Между берегом и эллингом, на берегу высилась расчаленная тросами высоченная металлическая стрела, которую использовали для постановки и снятия мачт. А в то пору мы увлекались верхолазанием. Большим шиком считалось, залезь на сосну, со стволом в три обхвата толщиною. Так, чтобы головой оказаться выше ее макушки. Там, наверху, было страшно: макушку раскачивал ветер, да еще она клонилась под твоей тяжестью. Но ствол, в месте, где ты за него держался, был еще достаточно крепок, не ломался, -- и быстро сходил на нет. Так что твоя голова действительно оказывалась выше дерева. Качаясь на тридцати-сорока метровой высоте, обозревая открывающуюся панораму – ощущения получал незабываемые. Нас было трое мальчишек, способных проделать такой фокус: Серега Куреннов, Олег Иванцов и я. На всем берегу озера от пляжа до «второго» мыса не было ни одной достойной сосны, которую бы мы обошли вниманием. Самым трудным моментом считалось добраться до первых, нижних, сучков. Это было великое ощущенье, трепет и радость мужества,- с амплитудой качаться на верхушке огромной сорокаметровой сосны, под порывами осеннего штормового ветра, налетающего с огромного серо-синего озера.
Поэтому подъем на яхт-клубовскую стрелу представлялся делом плевым.
Но когда я забрались на «мачтовую» стрелу и стал спускаться с нее по самому пологому из трех расчаливающих тросов, вместо удовольствия испытал иное. Металлический трос оказался колючим как еж. Отступать было нельзя: влезть по нему наверх невозможно. Пришлось, задерживая падение, перебирать по тросу руками, напарываясь на ржавые иглы порванных прядей. Потом, вытирая кровь с ладоней о снег, я старался выжимать ее побольше, чтобы вместе с кровью вышла и ржавая зараза.
Вот и снова, Седой Сахалин, я на твой появился порог. И, предтечей огромной Земли, — перекресток матросских дорог. …Вот, как прежде, стою я один, и нее жду себе ласковых слов. Значит, свиделись снова с тобой, перекресток забывшихся снов. … Так я жаждал, а вот ты каков: хмурый порт и безлюдье пути. Лишь гуденье ноябрьских ветров, и налево? направо ль идти? Ну, так здравствуй, отец-Сахалин! Ну, здорово ж, мои «Пять углов»! Ты – матросской судьбы господин, перекресток соломенных вдов… Ты меня и любил и бросал! Ты меня синим взглядом манил.

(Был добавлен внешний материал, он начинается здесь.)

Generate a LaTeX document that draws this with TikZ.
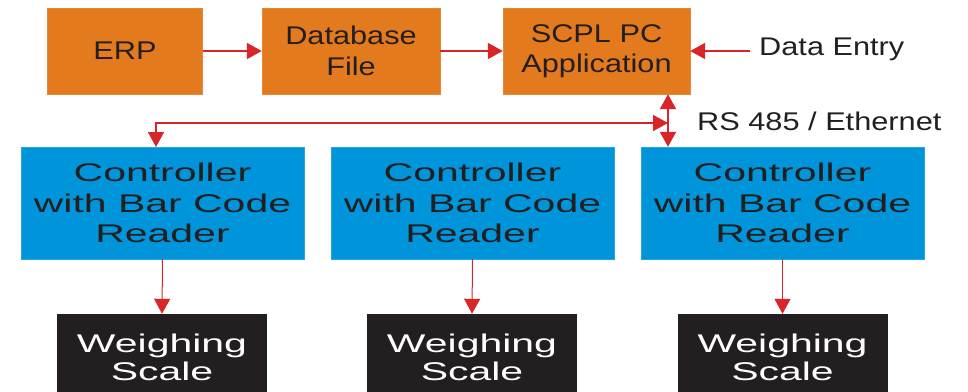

Ты слезами в моря провожал. Ты с другими меня позабыл. … Что ж косишься ты с хмурых очей? – вот он «Я» – на ладошечке, – есть! Обними же меня горячей, я пришел к тебе, снова я здесь. … Отшумел, отплескал океан. Отмерцали ночные огни. Позади долгих дней караван. Впереди у меня – только Ты. …Так встречай моряка веселей! Что скопил не жалей не скупись! На сто глоток ты горькой налей, за матросскую, «сладкую», жизнь. Спой мне песню, как жил не тужил. Что стонал тут моряцкий прибой?…. Что на сердце в кармашке хранил, пошепчись потаенной мечтой... Что ж шатаешь, Земля, моряка? Эй, бетонная палуба, Стой! …Полно, что тебе бред чудака, Порт-побывка с шальною гульбой. Пусть: лети дни лихие гурьбой. Счастье сможет ли кто предсказать? Счастье, что это? Было ль с тобой? Нынче было, а завтра где взять? …Лишь надежда, да взгляд в суету прихлебал да фартовых девиц. Мне б душою угрезиться в ту, что б любить и склониться бы ниц. …Ну, так здравствуй, отец-Сахалин! Ну, здорово ж, мои «Пять углов». Ты матросской судьбы господин, перекресток несбывшихся снов. И опять ты обманешь, Земля. И опять мне судьбу повернешь. И, отстав за кормой корабля, ты, полоской, растаяв, уйдешь. Будет биться о берег волна. То моя беспокойная весть. … Ты, … встречай,…веселей,…Сахалин… Весь я твой, до копеечки, весь.